迈向一致性视频几何估计

摘要

本文提出了ViGeo，一种用于从视频序列中恢复空间密集且时间一致几何结构的前馈基础模型。ViGeo基于纯Transformer架构，未采用特定任务的架构修改，在统一模型内支持流式推理、全序列推理及长视频推理。其核心设计是动态分块注意力机制，该机制在训练阶段使模型同时暴露于双向和因果时序上下文，并允许其在测试时无需重训练即可调整注意力模式。为提升监督质量，我们进一步提出了基于补全的数据细化框架。该框架训练了一个视频深度补全教师模型，该模型以稀疏且带噪声的标注为条件，利用视频/多视角上下文生成密集、时间连贯且几何可靠的训练目标。除深度图和点图外，ViGeo还在同一框架内预测表面法线。仅基于公开数据集训练，ViGeo在在线、离线及长视频深度估计、表面法线估计及视频点图估计任务中均达到了最先进性能。

English

This work presents ViGeo, a feed-forward foundation model for recovering spatially dense and temporally consistent geometry from video sequences.

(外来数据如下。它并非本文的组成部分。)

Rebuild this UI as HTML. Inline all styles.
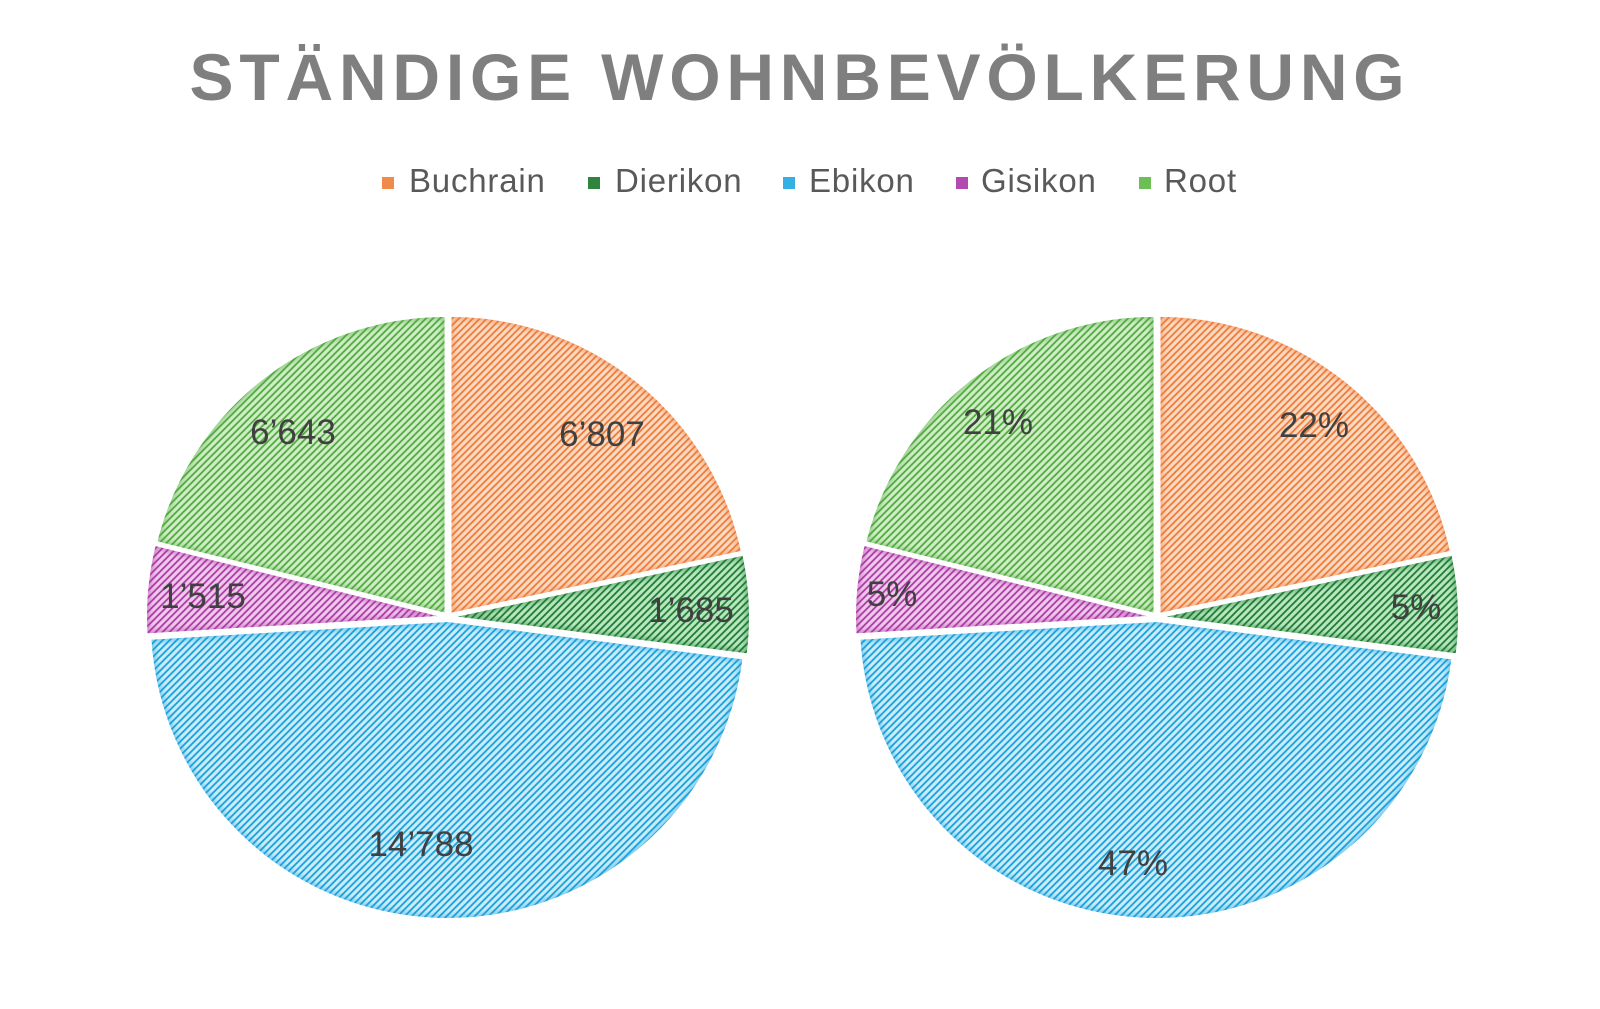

Built upon a plain transformer architecture without task-specific architectural modifications, ViGeo supports streaming, full-sequence, and long-video inference within a unified model. The key design is dynamic chunking attention, which exposes the model to both bidirectional and causal temporal contexts during training and allows it to adapt its attention pattern at test time without retraining. To improve supervision quality, we further introduce a completion-based data refinement framework. This framework trains a video depth completion teacher that conditions on sparse and noisy annotations and exploits video/multi-view context to produce dense, temporally coherent, and geometrically reliable training targets. Beyond depth and point maps, ViGeo also predicts surface normals within the same framework. Trained solely on public datasets, ViGeo achieves state-of-the-art performance across online, offline, and long-video depth estimation, surface normal estimation, and video point map estimation.